Convex hulls of families of probability measures

Question

Let $X$ be a standard Borel space, so that the space of Borel probability measures on $X$ is also a standard Borel space. We denote it by $\mathcal P(X)$.

In this paper for any family of probability measures $P\subset \mathcal P(X)$ its strong convex hull is defined as $$ \operatorname{sco}P:=\left\{\left.\int_{\mathcal P(X)}q\;\nu(\mathrm dq)\;\right|\;\nu\in \mathcal P(\mathcal P(X)): \nu^*(P) = 1\right\} \subset \mathcal P(X). $$ which is exactly the set of all convex combinations of elements of $P$: here $\nu^*(P)$ is the outer $\nu$-measure of the set $P$. Since $\operatorname{sco}$ is a monotone map, I guess it admits at least one fixpoint which can be perhaps referred to as a convex closure of $P$. I'm not sure though whether the fixpoint is unique.

My question concerns the literature on convex hulls and convex closures of families of measures e.g. on Borel spaces. The aforementioned paper only contains a single reference to "Probability and Potential" by Dellacherie and Meyer, however I have only volume C available in my library, and there I did not find by any means a comprehensive study of these concepts. Any hint is greatly appreciated.

In particular, besides the uniqueness of the fixpoint I am interested whether the limit $$ \operatorname{clo} P := \bigcup_{n\in \Bbb N}\operatorname{sco}^n P $$ is a fixpoint of $\operatorname{sco}$.

Answer 1

This is more a comment but I don't have that privilege. If I understand your question correctly, then two very comprehensive papers on the topologies of spaces of probability measures by T. Banakh should be of interest. These originally appeared in russian but are now easily available in english translation (arxiv: 1112.6161 and 1206.1727).

Answer 2

See the notion of "measure-convex set" ...

MR2269765 Dostál, Petr; Lukeš, Jaroslav; Spurný, Jiří Measure convex and measure extremal sets. Canad. Math. Bull. 49 (2006), no. 4, 536–548.

MR1009196 Rosenthal, Haskell Martingale proofs of a general integral representation theorem. Analysis at Urbana, Vol. II (Urbana, IL, 1986–1987), 294–356, London Math. Soc. Lecture Note Ser., 138, Cambridge Univ. Press, Cambridge, 1989.

also see MO post Integral in a σ−convex set.

Answer 3

Many thanks to Gerald Edgar and D. Kelleher for their answers. I am (and was) a little familiar with the Choquet's theory and tried to find the answer to OP and similar questions there (mostly in "Lecture notes on Choquet's theorem"), but my search was not very successful. By no means it implies that the answer can't be found there - just perhaps my familiarity with the Choquet's theory is insufficient.

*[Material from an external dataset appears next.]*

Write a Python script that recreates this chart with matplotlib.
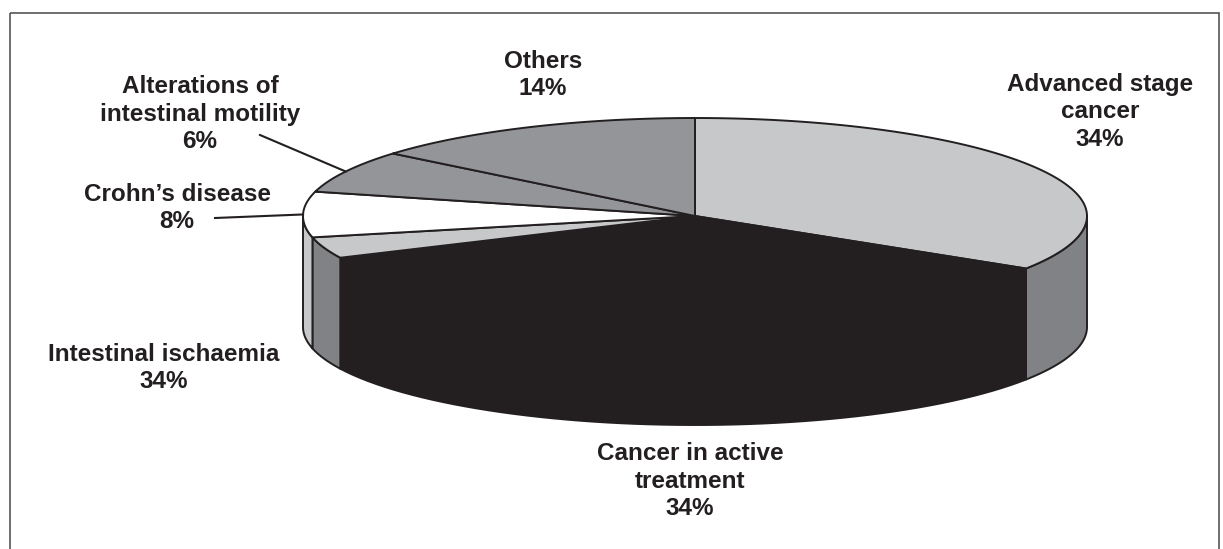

Inspired by the fact that the paper by Dostal et al. (Gerald's first reference) mentions a concept of a barycentre which also appears in the book "Probabilities and Potential, C" by Dellacherie and Meyer (English version, 1988), I've decided to look one more time into this book with focus on this keyword. There the Theorem in Chapter XI, par. 33 (p. 196) shows that for all strongly convex sets $P$ it holds that $\operatorname{sco}P = P$ and for all analytic sets $P$ the set $\operatorname{sco}P$ is analytic and strongly convex (in fact, it is the strongly convex envelope of $P$ being and intersection of all strongly convex supersets of $P$). The authors put a remark that the result is "most probably due to Fremlin", and Dostal et al. also contain a reference to Fremlin's work so perhaps for the origins I'll have to look into that direction.

In particular, we have now that $\operatorname{sco}$ maps the class of analytic subsets of $\mathcal P(X)$ into itself, and it is idempotent on this class. Together with the comments by D. Kelleher it may give a nice characterizaion of fixed points of $\operatorname{sco}$.